## Your goal
Which lines hold the string "this"? Copy every one of them.

## Supplied records
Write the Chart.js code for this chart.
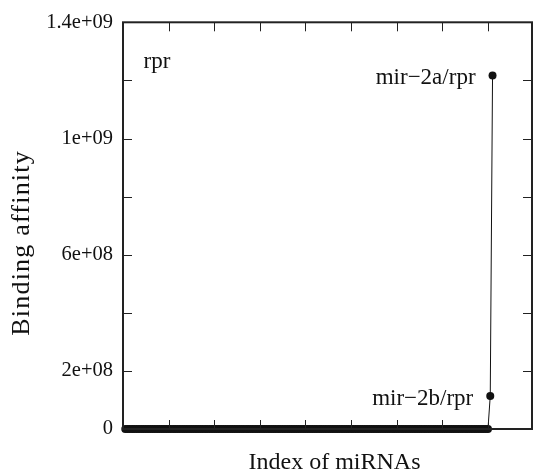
* * *
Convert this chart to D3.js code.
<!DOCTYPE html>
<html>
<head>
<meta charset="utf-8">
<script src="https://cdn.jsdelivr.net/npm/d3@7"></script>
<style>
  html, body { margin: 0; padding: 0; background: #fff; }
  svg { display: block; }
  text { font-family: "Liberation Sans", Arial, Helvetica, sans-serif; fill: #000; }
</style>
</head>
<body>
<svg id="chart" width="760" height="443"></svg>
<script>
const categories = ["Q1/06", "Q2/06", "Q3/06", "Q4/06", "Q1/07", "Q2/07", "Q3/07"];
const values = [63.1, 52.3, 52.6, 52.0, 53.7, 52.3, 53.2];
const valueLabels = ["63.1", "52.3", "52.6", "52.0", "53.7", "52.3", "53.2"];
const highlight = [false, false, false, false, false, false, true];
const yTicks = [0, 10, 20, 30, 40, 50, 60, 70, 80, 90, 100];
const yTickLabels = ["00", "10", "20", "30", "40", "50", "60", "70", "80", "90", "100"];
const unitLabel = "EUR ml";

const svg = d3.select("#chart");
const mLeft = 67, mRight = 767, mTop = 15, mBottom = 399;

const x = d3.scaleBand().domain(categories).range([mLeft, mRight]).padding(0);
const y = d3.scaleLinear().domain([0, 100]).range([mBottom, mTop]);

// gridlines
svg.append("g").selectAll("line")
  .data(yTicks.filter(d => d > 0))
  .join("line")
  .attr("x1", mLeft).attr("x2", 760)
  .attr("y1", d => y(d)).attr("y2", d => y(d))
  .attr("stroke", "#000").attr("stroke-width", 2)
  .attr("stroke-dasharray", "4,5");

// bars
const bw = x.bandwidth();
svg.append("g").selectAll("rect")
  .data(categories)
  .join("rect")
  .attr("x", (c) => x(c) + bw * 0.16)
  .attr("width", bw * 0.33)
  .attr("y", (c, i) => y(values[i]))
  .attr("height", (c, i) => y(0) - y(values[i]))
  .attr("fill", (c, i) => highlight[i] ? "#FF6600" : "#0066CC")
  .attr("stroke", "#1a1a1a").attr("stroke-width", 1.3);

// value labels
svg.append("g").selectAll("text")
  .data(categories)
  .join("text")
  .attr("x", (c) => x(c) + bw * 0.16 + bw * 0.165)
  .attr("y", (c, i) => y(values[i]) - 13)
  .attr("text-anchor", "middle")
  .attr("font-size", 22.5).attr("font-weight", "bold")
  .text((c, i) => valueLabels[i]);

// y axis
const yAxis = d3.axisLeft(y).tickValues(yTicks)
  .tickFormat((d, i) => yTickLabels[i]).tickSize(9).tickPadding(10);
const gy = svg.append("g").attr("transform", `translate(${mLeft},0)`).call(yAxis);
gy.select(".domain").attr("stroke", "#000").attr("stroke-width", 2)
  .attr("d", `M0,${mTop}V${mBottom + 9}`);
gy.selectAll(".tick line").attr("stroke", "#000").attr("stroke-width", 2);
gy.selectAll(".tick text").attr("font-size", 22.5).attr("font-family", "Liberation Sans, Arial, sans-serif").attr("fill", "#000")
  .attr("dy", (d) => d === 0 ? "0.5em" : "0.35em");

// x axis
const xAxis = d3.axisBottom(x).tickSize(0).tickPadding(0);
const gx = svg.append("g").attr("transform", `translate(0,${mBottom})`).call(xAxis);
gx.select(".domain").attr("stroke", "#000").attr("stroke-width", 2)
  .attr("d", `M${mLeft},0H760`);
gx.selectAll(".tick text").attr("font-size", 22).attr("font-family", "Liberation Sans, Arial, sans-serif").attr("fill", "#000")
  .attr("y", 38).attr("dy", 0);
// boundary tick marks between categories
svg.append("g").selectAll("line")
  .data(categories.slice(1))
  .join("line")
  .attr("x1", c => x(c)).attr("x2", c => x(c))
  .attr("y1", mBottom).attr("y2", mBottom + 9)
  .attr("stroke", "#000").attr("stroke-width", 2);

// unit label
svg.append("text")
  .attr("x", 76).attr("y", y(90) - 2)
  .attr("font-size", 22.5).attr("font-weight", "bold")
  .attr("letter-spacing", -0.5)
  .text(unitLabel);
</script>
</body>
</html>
* * *
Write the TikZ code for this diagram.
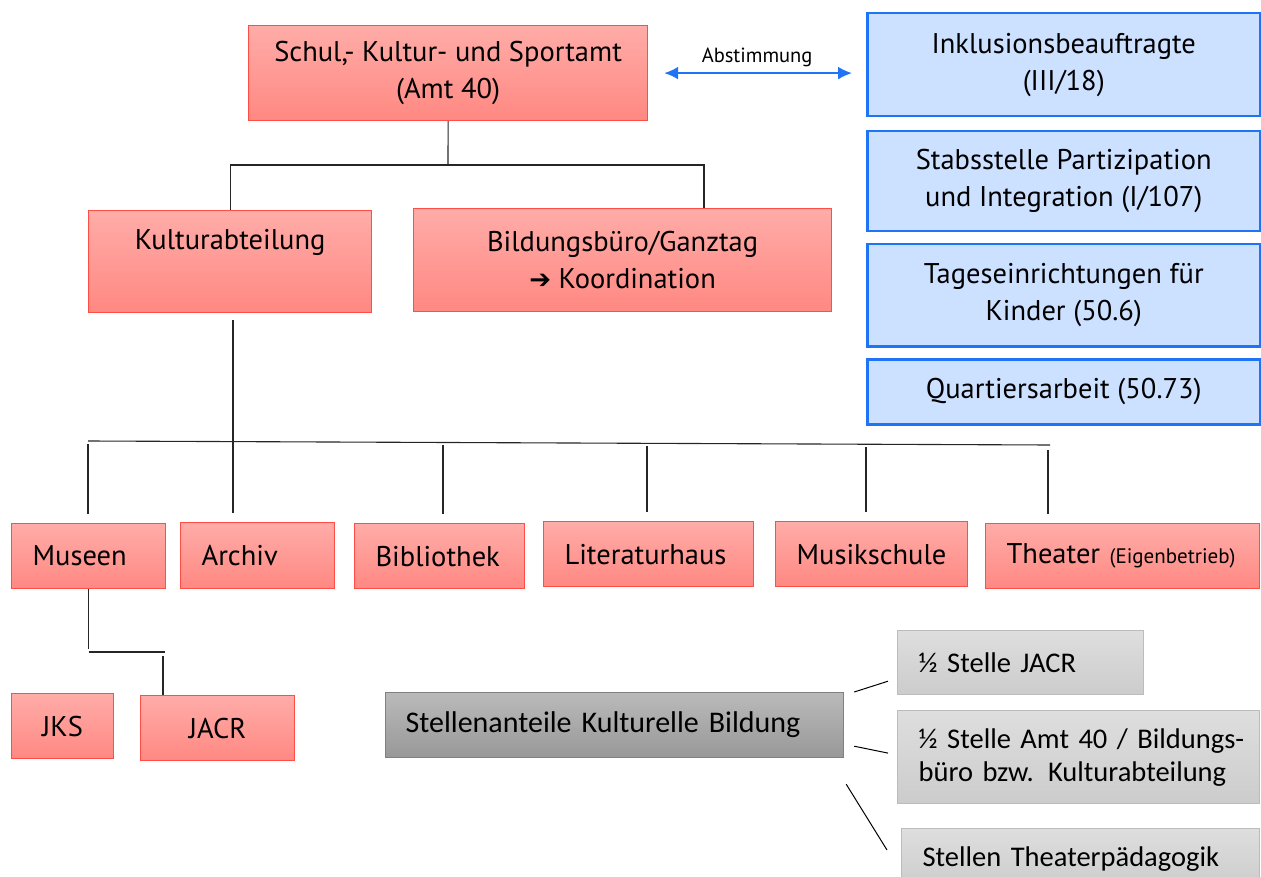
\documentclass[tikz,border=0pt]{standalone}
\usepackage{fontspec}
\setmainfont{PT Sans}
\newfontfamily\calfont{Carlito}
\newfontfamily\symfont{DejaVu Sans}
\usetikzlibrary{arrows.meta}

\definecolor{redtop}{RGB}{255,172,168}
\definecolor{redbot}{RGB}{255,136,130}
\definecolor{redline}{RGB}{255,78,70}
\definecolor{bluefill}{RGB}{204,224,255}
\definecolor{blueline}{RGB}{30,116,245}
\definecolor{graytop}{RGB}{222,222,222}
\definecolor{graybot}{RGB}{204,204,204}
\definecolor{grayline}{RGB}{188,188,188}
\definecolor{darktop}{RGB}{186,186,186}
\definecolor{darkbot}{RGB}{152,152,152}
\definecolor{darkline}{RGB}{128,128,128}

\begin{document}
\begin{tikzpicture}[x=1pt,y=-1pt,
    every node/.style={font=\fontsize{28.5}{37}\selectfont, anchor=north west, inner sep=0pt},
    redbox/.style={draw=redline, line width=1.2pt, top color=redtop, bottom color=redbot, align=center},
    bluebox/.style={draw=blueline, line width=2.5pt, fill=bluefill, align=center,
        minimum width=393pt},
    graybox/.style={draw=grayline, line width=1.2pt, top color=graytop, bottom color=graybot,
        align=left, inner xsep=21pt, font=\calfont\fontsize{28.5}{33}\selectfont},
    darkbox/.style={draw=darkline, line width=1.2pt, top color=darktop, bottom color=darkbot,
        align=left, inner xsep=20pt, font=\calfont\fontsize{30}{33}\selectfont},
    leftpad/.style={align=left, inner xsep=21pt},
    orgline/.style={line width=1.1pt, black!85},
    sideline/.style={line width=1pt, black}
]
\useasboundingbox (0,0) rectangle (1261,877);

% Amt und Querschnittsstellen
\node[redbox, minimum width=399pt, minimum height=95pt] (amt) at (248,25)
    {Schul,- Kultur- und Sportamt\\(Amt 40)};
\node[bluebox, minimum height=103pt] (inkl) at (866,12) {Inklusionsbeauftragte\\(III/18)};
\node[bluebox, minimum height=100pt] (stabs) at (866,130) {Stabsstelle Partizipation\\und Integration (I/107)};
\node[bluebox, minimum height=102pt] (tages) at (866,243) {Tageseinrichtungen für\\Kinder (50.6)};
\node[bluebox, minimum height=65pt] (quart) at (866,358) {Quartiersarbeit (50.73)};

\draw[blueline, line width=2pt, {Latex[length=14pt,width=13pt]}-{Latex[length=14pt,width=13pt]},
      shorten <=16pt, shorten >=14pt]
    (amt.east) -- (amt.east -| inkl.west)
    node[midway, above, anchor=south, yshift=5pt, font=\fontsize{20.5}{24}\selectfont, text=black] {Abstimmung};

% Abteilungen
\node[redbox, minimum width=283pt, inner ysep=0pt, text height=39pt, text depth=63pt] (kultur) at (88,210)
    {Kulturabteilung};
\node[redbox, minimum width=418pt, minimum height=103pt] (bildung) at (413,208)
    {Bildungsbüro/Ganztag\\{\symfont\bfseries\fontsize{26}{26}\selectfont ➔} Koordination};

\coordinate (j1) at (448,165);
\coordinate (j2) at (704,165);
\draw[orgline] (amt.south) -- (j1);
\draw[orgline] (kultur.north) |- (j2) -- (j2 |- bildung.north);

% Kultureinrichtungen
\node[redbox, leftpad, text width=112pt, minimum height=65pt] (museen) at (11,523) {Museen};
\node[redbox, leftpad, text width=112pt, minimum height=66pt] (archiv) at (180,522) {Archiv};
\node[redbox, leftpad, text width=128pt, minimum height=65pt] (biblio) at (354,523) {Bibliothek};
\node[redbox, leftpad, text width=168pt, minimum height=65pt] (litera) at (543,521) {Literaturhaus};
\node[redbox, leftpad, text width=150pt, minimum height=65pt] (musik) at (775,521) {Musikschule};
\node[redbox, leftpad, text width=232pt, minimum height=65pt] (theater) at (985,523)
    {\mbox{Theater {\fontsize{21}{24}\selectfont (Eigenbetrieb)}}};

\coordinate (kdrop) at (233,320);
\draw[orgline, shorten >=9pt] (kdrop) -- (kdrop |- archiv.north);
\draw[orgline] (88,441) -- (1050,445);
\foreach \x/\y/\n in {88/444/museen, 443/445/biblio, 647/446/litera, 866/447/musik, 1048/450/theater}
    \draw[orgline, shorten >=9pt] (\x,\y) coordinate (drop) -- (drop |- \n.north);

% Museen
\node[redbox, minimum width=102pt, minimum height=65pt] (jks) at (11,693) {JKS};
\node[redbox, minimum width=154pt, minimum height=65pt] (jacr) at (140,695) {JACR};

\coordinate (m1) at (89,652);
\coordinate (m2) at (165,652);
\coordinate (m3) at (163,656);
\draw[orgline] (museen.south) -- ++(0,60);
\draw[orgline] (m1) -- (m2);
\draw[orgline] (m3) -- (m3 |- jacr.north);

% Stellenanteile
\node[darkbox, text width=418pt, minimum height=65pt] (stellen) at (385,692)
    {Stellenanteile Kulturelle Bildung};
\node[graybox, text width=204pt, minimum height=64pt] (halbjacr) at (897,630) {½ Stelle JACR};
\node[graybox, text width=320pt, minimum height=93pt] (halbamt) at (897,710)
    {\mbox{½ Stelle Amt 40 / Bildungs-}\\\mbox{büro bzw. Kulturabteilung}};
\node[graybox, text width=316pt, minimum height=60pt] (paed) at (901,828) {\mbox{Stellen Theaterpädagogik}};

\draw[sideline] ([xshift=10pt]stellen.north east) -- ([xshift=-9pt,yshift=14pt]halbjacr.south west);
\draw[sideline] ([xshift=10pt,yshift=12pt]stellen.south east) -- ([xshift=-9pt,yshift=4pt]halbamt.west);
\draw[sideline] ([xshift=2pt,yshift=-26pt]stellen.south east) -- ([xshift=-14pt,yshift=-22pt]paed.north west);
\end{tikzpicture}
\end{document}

## Final result
Write the Chart.js code for this chart.
Convert this chart to D3.js code.
Write the TikZ code for this diagram.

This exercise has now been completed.